I was back in London visiting my parents, lying in my old bedroom nursing my hangover looking over the immense amounts of my crap I’ve collected over the years. Then from the corner of my eye I see it; The corset of Doom. Why does it have such a nickname? It’s a failed project that for me symbolise a few things. Firstly that a give up too quickly on things that mean a lot to me. Secondly since that corset stumped me I have not touched my sewing machine.


The reason this corset had been such a challenging project was that I had used a vintage fabric I had inherited from my Nan. After sewing the panels together I realised I had made huge mistake, the fit around the breast was horrific and nothing that should ever dare call itself a corset. Normally that wouldn’t have mattered, but as it was a vintage fabric and I didn’t have enough fabric left to fix it. I was Teaching myself to make a corsets by dissembling corsets that I had purchased. I had no one to help me, so the corset has languished in parents house ever since.

On Friday I went to The london the London Tattoo convention and spent a lot of time lusting after corsets and berating myself for not making them anymore. I saw a lot of clincher corsets, and there was some amazing clincher’s! especially the handmade ones by Engineers of Desire .  I never used to like  under bust corsets when I was younger, I was a bit too obsessed with the effect an over bust corset has on breasts!
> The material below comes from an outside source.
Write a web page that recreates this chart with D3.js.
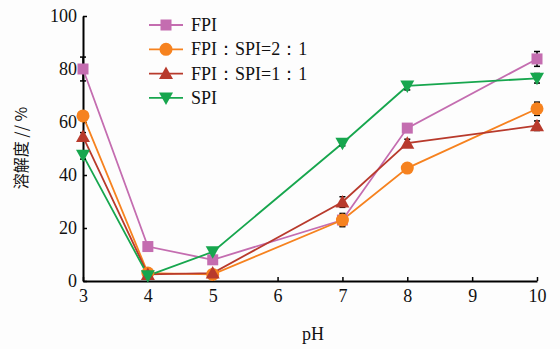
<html>
<head>
<meta charset="utf-8">
<script src="https://cdn.jsdelivr.net/npm/d3@7/dist/d3.min.js"></script>
<style>
body { margin: 0; background: #fdfdfd; }
text { font-family: "Liberation Serif", "DejaVu Serif", serif; }
.cjk { font-family: "Noto Sans CJK SC", sans-serif; }
</style>
</head>
<body>
<svg id="chart" width="560" height="349"></svg>
<script>
// pH values on x
var phs = [3, 4, 5, 7, 8, 10];
var xTicks = [3, 4, 5, 6, 7, 8, 9, 10];
var yTicks = [0, 20, 40, 60, 80, 100];

// solubility (%)
var fpi    = [80, 13, 8, 23, 57.7, 83.8];
var fpi21  = [62.3, 3, 2.5, 23, 42.6, 65];
var fpi11  = [54.5, 2.5, 3, 29.8, 52, 58.6];
var spi    = [47.5, 2, 11, 52, 73.6, 76.5];

// error (half-length of bars)
var fpiErr   = [4.5, 0.8, 0.8, 2, 1, 2.8];
var fpi21Err = [1.5, 0.8, 0.8, 2.5, 1, 2.5];
var fpi11Err = [1.5, 0.5, 0.5, 2, 1.5, 1.8];
var spiErr   = [1.5, 0.5, 1.5, 1, 1.5, 1.8];

var names = ["FPI", "FPI\uFF1ASPI=2\uFF1A1", "FPI\uFF1ASPI=1\uFF1A1", "SPI"];
var colors = ["#c46db0", "#f6821f", "#b83a2c", "#17a64e"];
var shapes = ["square", "circle", "tri", "tridown"];

var series = [fpi, fpi21, fpi11, spi].map(function(v, i) {
    var errs = [fpiErr, fpi21Err, fpi11Err, spiErr][i];
    return { name: names[i], color: colors[i], shape: shapes[i],
             pts: phs.map(function(p, j) { return { x: p, y: v[j], e: errs[j] }; }) };
});

var svg = d3.select("#chart");
var x = d3.scaleLinear().domain([3, 10]).range([83, 537]);
var y = d3.scaleLinear().domain([0, 100]).range([281, 16]);

// axes
var xAxis = svg.append("g").attr("transform", "translate(0," + y(0) + ")")
    .call(d3.axisBottom(x).tickValues(xTicks).tickFormat(d3.format("d"))
        .tickSizeInner(-4).tickSizeOuter(0).tickPadding(8));
var yAxis = svg.append("g").attr("transform", "translate(" + x(3) + ",0)")
    .call(d3.axisLeft(y).tickValues(yTicks).tickFormat(d3.format("d"))
        .tickSizeInner(-4).tickSizeOuter(0).tickPadding(6));
[xAxis, yAxis].forEach(function(a) {
    a.attr("font-family", null);
    a.select(".domain").attr("stroke", "#000").attr("stroke-width", 2);
    a.selectAll(".tick line").attr("stroke", "#000").attr("stroke-width", 1.5);
    a.selectAll("text").attr("fill", "#111").style("font-size", "18px")
        .style("font-family", "'Liberation Serif', serif");
});

// lines
var line = d3.line().x(function(d) { return x(d.x); }).y(function(d) { return y(d.y); });
series.forEach(function(s) {
    svg.append("path").datum(s.pts).attr("d", line)
        .attr("fill", "none").attr("stroke", s.color).attr("stroke-width", 1.8);
});

// error bars
series.forEach(function(s) {
    var g = svg.append("g").attr("stroke", "#000").attr("stroke-width", 1.5);
    s.pts.forEach(function(d) {
        g.append("line").attr("x1", x(d.x)).attr("x2", x(d.x))
            .attr("y1", y(d.y - d.e)).attr("y2", y(d.y + d.e));
        [d.y - d.e, d.y + d.e].forEach(function(v) {
            g.append("line").attr("x1", x(d.x) - 3).attr("x2", x(d.x) + 3)
                .attr("y1", y(v)).attr("y2", y(v));
        });
    });
});

function marker(g, shape, cx, cy, color) {
    if (shape == "square") {
        g.append("rect").attr("x", cx - 5.5).attr("y", cy - 5.5).attr("width", 11).attr("height", 11).attr("fill", color);
    } else if (shape == "circle") {
        g.append("circle").attr("cx", cx).attr("cy", cy).attr("r", 6.5).attr("fill", color);
    } else if (shape == "tri") {
        g.append("path").attr("d", "M" + cx + "," + (cy - 7) + "L" + (cx + 7) + "," + (cy + 5.5) + "L" + (cx - 7) + "," + (cy + 5.5) + "Z").attr("fill", color);
    } else {
        g.append("path").attr("d", "M" + cx + "," + (cy + 7) + "L" + (cx + 7) + "," + (cy - 5.5) + "L" + (cx - 7) + "," + (cy - 5.5) + "Z").attr("fill", color);
    }
}

// markers
series.forEach(function(s) {
    var g = svg.append("g");
    s.pts.forEach(function(d) { marker(g, s.shape, x(d.x), y(d.y), s.color); });
});

// legend
var leg = svg.append("g");
series.forEach(function(s, i) {
    var ly = 25 + i * 24.3;
    leg.append("line").attr("x1", 149).attr("x2", 183).attr("y1", ly).attr("y2", ly)
        .attr("stroke", s.color).attr("stroke-width", 1.8);
    marker(leg, s.shape, 166, ly, s.color);
    leg.append("text").attr("x", 191).attr("y", ly + 6).attr("fill", "#111")
        .style("font-size", "18px").text(s.name);
});

// axis titles
svg.append("text").attr("x", 313).attr("y", 340).attr("text-anchor", "middle")
    .attr("fill", "#111").style("font-size", "18px").text("pH");
svg.append("text").attr("class", "cjk").attr("transform", "translate(27,148) rotate(-90)")
    .attr("text-anchor", "middle").attr("fill", "#111").style("font-size", "16px").text("溶解度 // %");
</script>
</body>
</html>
With this widening of corset appreciation came my insight and inspiration. When I looked at the corset of doom I had the solution, I didn’t have to worry about how I was going to fix the fitting of the bust. I didn’t need a time machine to obtain more vintage fabric.  There was a simple solution; make it an under bust corset.

So I got out the scissors chopped away and tried my new  under bust corset on for a test run, and it was fitting well! The result of which is the shifty phone snapto the left .
So the hard part is over…… just all the boning and fine detail to decide!